Once upon a time, before she was sleeping with married men and having people eat raw fish off her raw fish, all in the name of journalism, Melanie Berliet supposedly worked as a bond trader at “an elite investment bank.” She was one of just a handful of women and sushi girl liked it.
…my token status gave me an extra thrill. There was something doubly funny when I drilled a Nerf football into some guy’s head. Something gratifyingly titillating about my accidental flubs, like the time I announced, too loudly, “I love nuts.” I enjoyed being called a “fucking dullard” or being instructed, patronizingly, to “remove head from ass,” because my reaction–to grin rather than cry–impressed the guys. I loved their attention and the daily opportunities to prove that I fit in.

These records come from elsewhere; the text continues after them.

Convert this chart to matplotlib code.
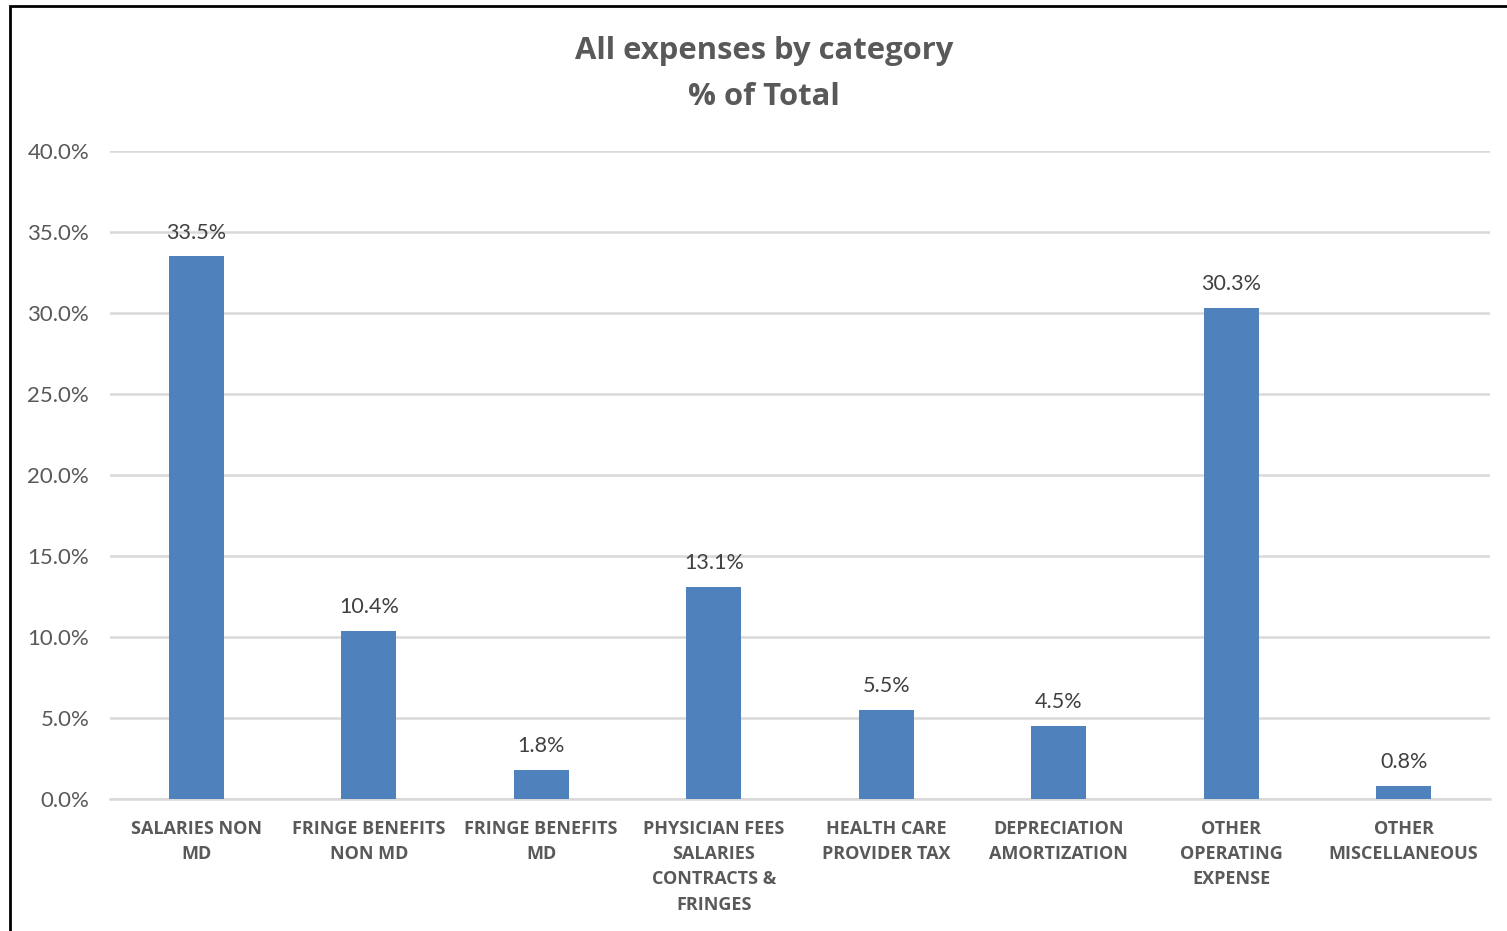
import numpy as np
import matplotlib.pyplot as plt
from matplotlib.patches import Rectangle
from matplotlib.ticker import FuncFormatter

plt.rcParams['font.family'] = ['Lato', 'DejaVu Sans']
BOLD = ['Open Sans', 'DejaVu Sans']

# Données
categories = ['SALARIES NON\nMD', 'FRINGE BENEFITS\nNON MD', 'FRINGE BENEFITS\nMD',
              'PHYSICIAN FEES\nSALARIES\nCONTRACTS &\nFRINGES', 'HEALTH CARE\nPROVIDER TAX',
              'DEPRECIATION\nAMORTIZATION', 'OTHER\nOPERATING\nEXPENSE', 'OTHER\nMISCELLANEOUS']
values = [33.5, 10.4, 1.8, 13.1, 5.5, 4.5, 30.3, 0.8]
yticks = [0, 5, 10, 15, 20, 25, 30, 35, 40]

fig = plt.figure(figsize=(15.07, 9.31), dpi=100)
ax = fig.add_axes([0.073, 0.1418, 0.9157, 0.696])

x = np.arange(len(categories))
bars = ax.bar(x, values, width=0.32, color='#4f81bd', zorder=3)

for xi, v in zip(x, values):
    ax.text(xi, v + 0.85, f'{v:.1f}%', ha='center', va='bottom', fontsize=15.5, color='#404040')

ax.set_xlim(-0.5, 7.5)
ax.set_ylim(0, 40)
ax.set_yticks(yticks)
ax.yaxis.set_major_formatter(FuncFormatter(lambda v, p: f'{v:.1f}%'))
ax.grid(axis='y', color='#d9d9d9', linewidth=1.8, zorder=0)
ax.set_xticks(x)
ax.set_xticklabels(categories, fontsize=13, fontweight='bold', family=BOLD,
                   color='#595959', linespacing=1.52)
ax.tick_params(axis='both', length=0)
ax.tick_params(axis='y', labelsize=16, labelcolor='#595959', pad=15)
ax.tick_params(axis='x', pad=15)
for s in ['top', 'right', 'left']:
    ax.spines[s].set_visible(False)
ax.spines['bottom'].set_color('#d9d9d9')
ax.spines['bottom'].set_linewidth(1.8)

fig.text(0.507, 0.9205, 'All expenses by category\n% of Total', ha='center', va='center',
         fontsize=22.3, fontweight='bold', family=BOLD, color='#595959', linespacing=1.7)

# cadre
fig.patches.append(Rectangle((10 / 1507, -0.1), 1.2, 1.1 - 6 / 931, transform=fig.transFigure,
                             fill=False, edgecolor='black', linewidth=2))

fig.savefig('out.png', dpi=100)
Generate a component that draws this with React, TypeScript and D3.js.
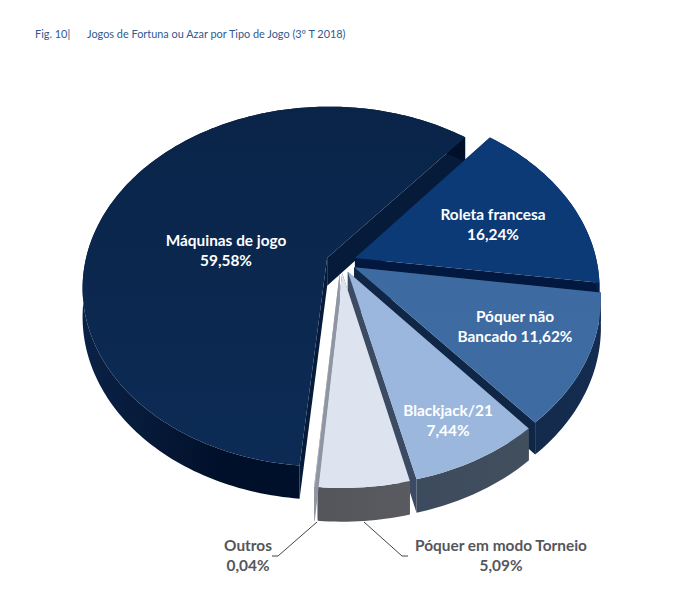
import React from 'react';
import * as d3 from 'd3';

// chart values
const CATEGORIES = ['Máquinas de jogo', 'Roleta francesa', 'Póquer não Bancado', 'Blackjack/21', 'Póquer em modo Torneio', 'Outros'];
const VALUES = [59.58, 16.24, 11.62, 7.44, 5.09, 0.04];
const VALUE_LABELS = ['59,58%', '16,24%', '11,62%', '7,44%', '5,09%', '0,04%'];

const TOP_COLORS = ['#0a2448', '#0c3a78', '#3d6a9f', '#9ab6dc', '#dde4f0', '#b4bac8'];
const TOP_LOWER = ['#0c2b55', '#0b3a76', '#3e6ba1', '#9bb7dc', '#dde4f0', '#b4bac8'];
const SIDE_LIGHT = ['#0a2145', '#04214d', '#142c4f', '#46525f', '#67676e', '#8f95a3'];
const SIDE_DARK = ['#01102a', '#021a40', '#0f2646', '#38475c', '#55555c', '#8f95a3'];
const CUT_COLORS = ['#061a3a', '#02183f', '#0f2646', '#3b4b63', '#55555c', '#8f95a3'];

const WIDTH = 700;
const HEIGHT = 609;
const CX = 341;
const CY = 262;
const RADIUS = 242;
const SQUASH = 0.73;
const PERSPECTIVE = 0.16;
const DEPTH = 28;
const EXPLODE = 15;
const START = (185 * Math.PI) / 180;

type Pt = [number, number];

// plane coordinates (y down) to screen, z = extrusion below the top face
const project = (x: number, y: number, z = 0): Pt => {
  const s = 1 / (1 - (y / RADIUS) * PERSPECTIVE);
  return [CX + x * s, CY + y * SQUASH * s + z * s];
};

const pie = d3
  .pie<number>()
  .sort(null)
  .startAngle(START)
  .endAngle(START + Math.PI * 2);

const line = d3.line<Pt>();

const App: React.FC = () => {
  const arcs = pie(VALUES);

  const slices = arcs.map((a, i) => {
    const mid = (a.startAngle + a.endAngle) / 2;
    const ox = Math.sin(mid) * EXPLODE;
    const oy = -Math.cos(mid) * EXPLODE;
    const n = Math.max(2, Math.ceil((a.endAngle - a.startAngle) / 0.02));
    const angles = d3.range(n + 1).map((k) => a.startAngle + ((a.endAngle - a.startAngle) * k) / n);
    const rim = (z: number) =>
      angles.map((t) => project(ox + Math.sin(t) * RADIUS, oy - Math.cos(t) * RADIUS, z));
    const topRim = rim(0);
    const lowRim = rim(DEPTH);
    const apex = project(ox, oy);
    const apexLow = project(ox, oy, DEPTH);
    return {
      i,
      top: line([apex, ...topRim])! + 'Z',
      wall: line([...topRim, ...[...lowRim].reverse()])! + 'Z',
      cutStart: line([apex, topRim[0], lowRim[0], apexLow])! + 'Z',
      cutEnd: line([apex, topRim[n], lowRim[n], apexLow])! + 'Z',
    };
  });

  return (
    <svg
      width={WIDTH}
      height={HEIGHT}
      style={{ position: 'absolute', left: 0, top: 0, fontFamily: 'Lato, sans-serif' }}
    >
      <defs>
        {slices.map((s) => (
          <linearGradient
            key={s.i}
            id={`wall-${s.i}`}
            gradientUnits="userSpaceOnUse"
            x1={s.i === 0 ? 90 : 330}
            x2={s.i === 0 ? 220 : 610}
            y1={0}
            y2={0}
          >
            <stop offset="0" stopColor={s.i === 0 ? SIDE_LIGHT[s.i] : SIDE_DARK[s.i]} />
            <stop offset="1" stopColor={s.i === 0 ? SIDE_DARK[s.i] : SIDE_LIGHT[s.i]} />
          </linearGradient>
        ))}
        {slices.map((s) => (
          <linearGradient key={s.i} id={`top-${s.i}`} gradientUnits="userSpaceOnUse" x1={0} x2={0} y1={90} y2={480}>
            <stop offset="0" stopColor={TOP_COLORS[s.i]} />
            <stop offset="1" stopColor={TOP_LOWER[s.i]} />
          </linearGradient>
        ))}
      </defs>
      <rect width={WIDTH} height={HEIGHT} fill="#fff" />
      <text x={35} y={38} fontSize={10.9} fill="#2f5a8f">
        Fig. 10|
      </text>
      <text x={87} y={38} fontSize={10.9} fill="#2f5a8f">
        Jogos de Fortuna ou Azar por Tipo de Jogo (3º T 2018)
      </text>

      {slices.map((s) => (
        <g key={s.i}>
          <path d={s.cutStart} fill={CUT_COLORS[s.i]} />
          <path d={s.cutEnd} fill={CUT_COLORS[s.i]} />
          <path d={s.wall} fill={`url(#wall-${s.i})`} />
          <path d={s.top} fill={`url(#top-${s.i})`} />
        </g>
      ))}

      <g fontSize={15.4} fontWeight={700} textAnchor="middle" fill="#fff">
        <text x={226} y={246}>{CATEGORIES[0]}</text>
        <text x={226} y={266}>{VALUE_LABELS[0]}</text>
        <text x={493} y={220}>{CATEGORIES[1]}</text>
        <text x={493} y={240}>{VALUE_LABELS[1]}</text>
        <text x={515} y={322}>Póquer não</text>
        <text x={515} y={342}>Bancado {VALUE_LABELS[2]}</text>
        <text x={448} y={416}>{CATEGORIES[3]}</text>
        <text x={448} y={436}>{VALUE_LABELS[3]}</text>
      </g>
      <g fontSize={15.4} fontWeight={700} textAnchor="middle" fill="#55565c">
        <text x={248} y={551}>{CATEGORIES[5]}</text>
        <text x={248} y={571}>{VALUE_LABELS[5]}</text>
        <text x={501} y={551}>{CATEGORIES[4]}</text>
        <text x={501} y={571}>{VALUE_LABELS[4]}</text>
      </g>
      <g fill="none" stroke="#444" strokeWidth={1}>
        <path d="M317,522L278,556L272,556" />
        <path d="M364,522L402,556L408,556" />
      </g>
    </svg>
  );
};

export default App;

To that end, Mel B was up to get down when her boss, “Carl Pratt” (whose name was changed for this article, more on that later), texted her shit like, “Just woke up from a dream. I had you on your belly and took you from behind. You came multiple times.” At first she was like, silly Carl you sound like such a tool using the word ‘belly’ but as for the doing me from behind? I’ve been thinking about it too. She hadn’t actually been thinking about it, but Carl was her boss and they’d been doing the sexual banter thing for some time now. Also, Melanie felt “blessed to be able to play the sex card rather than cursed to have the game foisted upon me” and the bottom line was her “overwhelming preoccupation was procuring a fat bonus check.” There was only one thing left to do. Text back: “Wow. And I thought I was the only one still having wet dreams.” She figured, later that night, there’d be a few more drunk exchanges with CP but she didn’t think that even after telling him she had her period and that she’d “pulled her groin” that he’d persist but surprise! He did. So she told him to put on some “hard core porn” and got in a cab.
Too briskly, the elevator transported me to the twelfth floor of his hotel. I stood, ears popped, on the hallway’s plush carpet, pondering again. I imagined Carl’s arms around me. Then I saw him at work, rounding the corner to my desk, vigorously shaking the back of my chair, upsetting my balance before locking me in his devious grin. I was Carl’s underling, but I refused to consider myself a victim. Our audacious, perpetual flirtation was not one-sided. I could have ignored him. I could’ve avoided the girlish smiles and spurned the extra attention. Foreseen that it might not end well. I looked from the indiscernible smudges of the abstract painting on the wall to the small numbers on the door to my left: 1201. Neither told me what to do. I glanced behind me. In an inspired moment of clarity, or out of acute fear, I made a promise to myself: If I could lunge back toward the elevator doors in time to thrust my hand between them, I would go. A few impossibly large steps brought me to the elevator bank, and I sprang toward the narrowing gap. A soft beep sounded. A brightly lit empty box opened before me. I was gone.
So, she didn’t fuck him, but then he fucked her, hard, for not doing him, by giving her a $65,000 bonus, which Mel says was “at least $35,000 too low” and “mocked her.” But you know what comforted young Melanie? The realization that everyone on Wall Street is a whore. Is there really a difference between coming two shakes from having your boss fuck you from behind at the W and not coming two shakes from having your boss fuck you from behind at the W? Mel doesn’t think so.
Without a word, I walked back onto the trading floor, past the plantation of computer stations manned by employees like me. Recognizing our commonality, my rage receded. I had been ruthless, as they were, because I wanted the rewards of success–to assert control and live an independent, enviably cushy life. I felt absurdly unoriginal.
So…anyway. Let’s put your collective intel to work figure out the real identity of Carl the Bonus Buster. He’s probably got some good stories to share.